### Recorded data
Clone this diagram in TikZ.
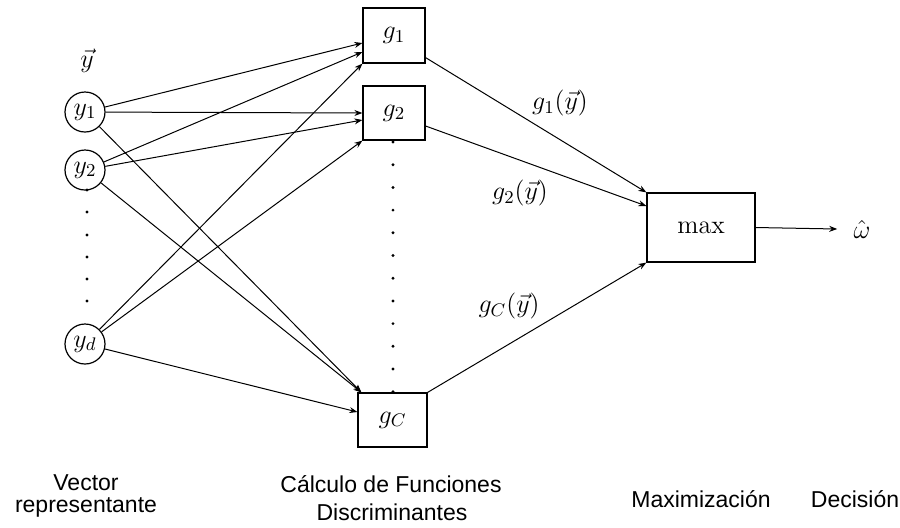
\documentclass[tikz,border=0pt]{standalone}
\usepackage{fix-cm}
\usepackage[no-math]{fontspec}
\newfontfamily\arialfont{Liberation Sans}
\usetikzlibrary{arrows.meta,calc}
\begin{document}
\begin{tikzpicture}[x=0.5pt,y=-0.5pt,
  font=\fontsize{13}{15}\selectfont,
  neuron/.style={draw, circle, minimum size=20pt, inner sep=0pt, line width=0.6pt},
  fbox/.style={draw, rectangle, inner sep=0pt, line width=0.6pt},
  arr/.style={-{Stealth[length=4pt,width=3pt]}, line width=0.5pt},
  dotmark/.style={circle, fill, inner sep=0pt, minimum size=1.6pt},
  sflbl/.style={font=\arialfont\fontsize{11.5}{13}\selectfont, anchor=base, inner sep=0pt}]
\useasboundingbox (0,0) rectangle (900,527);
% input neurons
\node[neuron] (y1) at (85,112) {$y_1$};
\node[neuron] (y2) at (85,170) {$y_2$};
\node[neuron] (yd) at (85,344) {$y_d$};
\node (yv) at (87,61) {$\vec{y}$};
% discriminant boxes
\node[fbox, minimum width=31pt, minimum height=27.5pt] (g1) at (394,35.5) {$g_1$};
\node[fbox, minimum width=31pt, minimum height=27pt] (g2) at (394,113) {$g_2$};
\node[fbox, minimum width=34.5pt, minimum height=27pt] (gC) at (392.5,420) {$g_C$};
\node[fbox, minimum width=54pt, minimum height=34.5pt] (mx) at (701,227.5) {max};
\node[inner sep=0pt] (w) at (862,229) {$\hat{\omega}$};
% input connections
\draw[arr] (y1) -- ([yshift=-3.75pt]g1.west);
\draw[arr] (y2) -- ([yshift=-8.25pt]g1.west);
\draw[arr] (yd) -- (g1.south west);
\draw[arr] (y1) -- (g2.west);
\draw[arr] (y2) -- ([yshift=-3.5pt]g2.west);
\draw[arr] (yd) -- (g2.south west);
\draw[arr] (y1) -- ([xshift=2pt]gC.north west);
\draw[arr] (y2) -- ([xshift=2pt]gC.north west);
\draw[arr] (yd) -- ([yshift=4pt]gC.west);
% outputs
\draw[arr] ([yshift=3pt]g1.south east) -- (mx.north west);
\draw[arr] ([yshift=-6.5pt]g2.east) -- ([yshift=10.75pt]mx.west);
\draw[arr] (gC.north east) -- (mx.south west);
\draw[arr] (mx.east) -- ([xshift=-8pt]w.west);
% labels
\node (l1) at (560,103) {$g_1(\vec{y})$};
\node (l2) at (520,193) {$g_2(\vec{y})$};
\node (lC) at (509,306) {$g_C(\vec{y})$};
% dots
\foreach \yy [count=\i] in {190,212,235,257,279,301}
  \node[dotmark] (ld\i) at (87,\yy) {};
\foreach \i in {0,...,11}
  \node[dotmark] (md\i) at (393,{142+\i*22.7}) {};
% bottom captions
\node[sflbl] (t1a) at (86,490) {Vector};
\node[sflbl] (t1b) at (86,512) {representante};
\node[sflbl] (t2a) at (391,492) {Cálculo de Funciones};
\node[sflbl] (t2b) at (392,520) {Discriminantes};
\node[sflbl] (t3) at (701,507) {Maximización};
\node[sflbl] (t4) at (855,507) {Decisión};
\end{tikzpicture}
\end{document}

### Directions
The data above should be repeated exactly, minus any pictures.

### Worked solution
Clone this diagram in TikZ.
\documentclass[tikz,border=0pt]{standalone}
\usepackage{fix-cm}
\usepackage[no-math]{fontspec}
\newfontfamily\arialfont{Liberation Sans}
\usetikzlibrary{arrows.meta,calc}
\begin{document}
\begin{tikzpicture}[x=0.5pt,y=-0.5pt,
  font=\fontsize{13}{15}\selectfont,
  neuron/.style={draw, circle, minimum size=20pt, inner sep=0pt, line width=0.6pt},
  fbox/.style={draw, rectangle, inner sep=0pt, line width=0.6pt},
  arr/.style={-{Stealth[length=4pt,width=3pt]}, line width=0.5pt},
  dotmark/.style={circle, fill, inner sep=0pt, minimum size=1.6pt},
  sflbl/.style={font=\arialfont\fontsize{11.5}{13}\selectfont, anchor=base, inner sep=0pt}]
\useasboundingbox (0,0) rectangle (900,527);
% input neurons
\node[neuron] (y1) at (85,112) {$y_1$};
\node[neuron] (y2) at (85,170) {$y_2$};
\node[neuron] (yd) at (85,344) {$y_d$};
\node (yv) at (87,61) {$\vec{y}$};
% discriminant boxes
\node[fbox, minimum width=31pt, minimum height=27.5pt] (g1) at (394,35.5) {$g_1$};
\node[fbox, minimum width=31pt, minimum height=27pt] (g2) at (394,113) {$g_2$};
\node[fbox, minimum width=34.5pt, minimum height=27pt] (gC) at (392.5,420) {$g_C$};
\node[fbox, minimum width=54pt, minimum height=34.5pt] (mx) at (701,227.5) {max};
\node[inner sep=0pt] (w) at (862,229) {$\hat{\omega}$};
% input connections
\draw[arr] (y1) -- ([yshift=-3.75pt]g1.west);
\draw[arr] (y2) -- ([yshift=-8.25pt]g1.west);
\draw[arr] (yd) -- (g1.south west);
\draw[arr] (y1) -- (g2.west);
\draw[arr] (y2) -- ([yshift=-3.5pt]g2.west);
\draw[arr] (yd) -- (g2.south west);
\draw[arr] (y1) -- ([xshift=2pt]gC.north west);
\draw[arr] (y2) -- ([xshift=2pt]gC.north west);
\draw[arr] (yd) -- ([yshift=4pt]gC.west);
% outputs
\draw[arr] ([yshift=3pt]g1.south east) -- (mx.north west);
\draw[arr] ([yshift=-6.5pt]g2.east) -- ([yshift=10.75pt]mx.west);
\draw[arr] (gC.north east) -- (mx.south west);
\draw[arr] (mx.east) -- ([xshift=-8pt]w.west);
% labels
\node (l1) at (560,103) {$g_1(\vec{y})$};
\node (l2) at (520,193) {$g_2(\vec{y})$};
\node (lC) at (509,306) {$g_C(\vec{y})$};
% dots
\foreach \yy [count=\i] in {190,212,235,257,279,301}
  \node[dotmark] (ld\i) at (87,\yy) {};
\foreach \i in {0,...,11}
  \node[dotmark] (md\i) at (393,{142+\i*22.7}) {};
% bottom captions
\node[sflbl] (t1a) at (86,490) {Vector};
\node[sflbl] (t1b) at (86,512) {representante};
\node[sflbl] (t2a) at (391,492) {Cálculo de Funciones};
\node[sflbl] (t2b) at (392,520) {Discriminantes};
\node[sflbl] (t3) at (701,507) {Maximización};
\node[sflbl] (t4) at (855,507) {Decisión};
\end{tikzpicture}
\end{document}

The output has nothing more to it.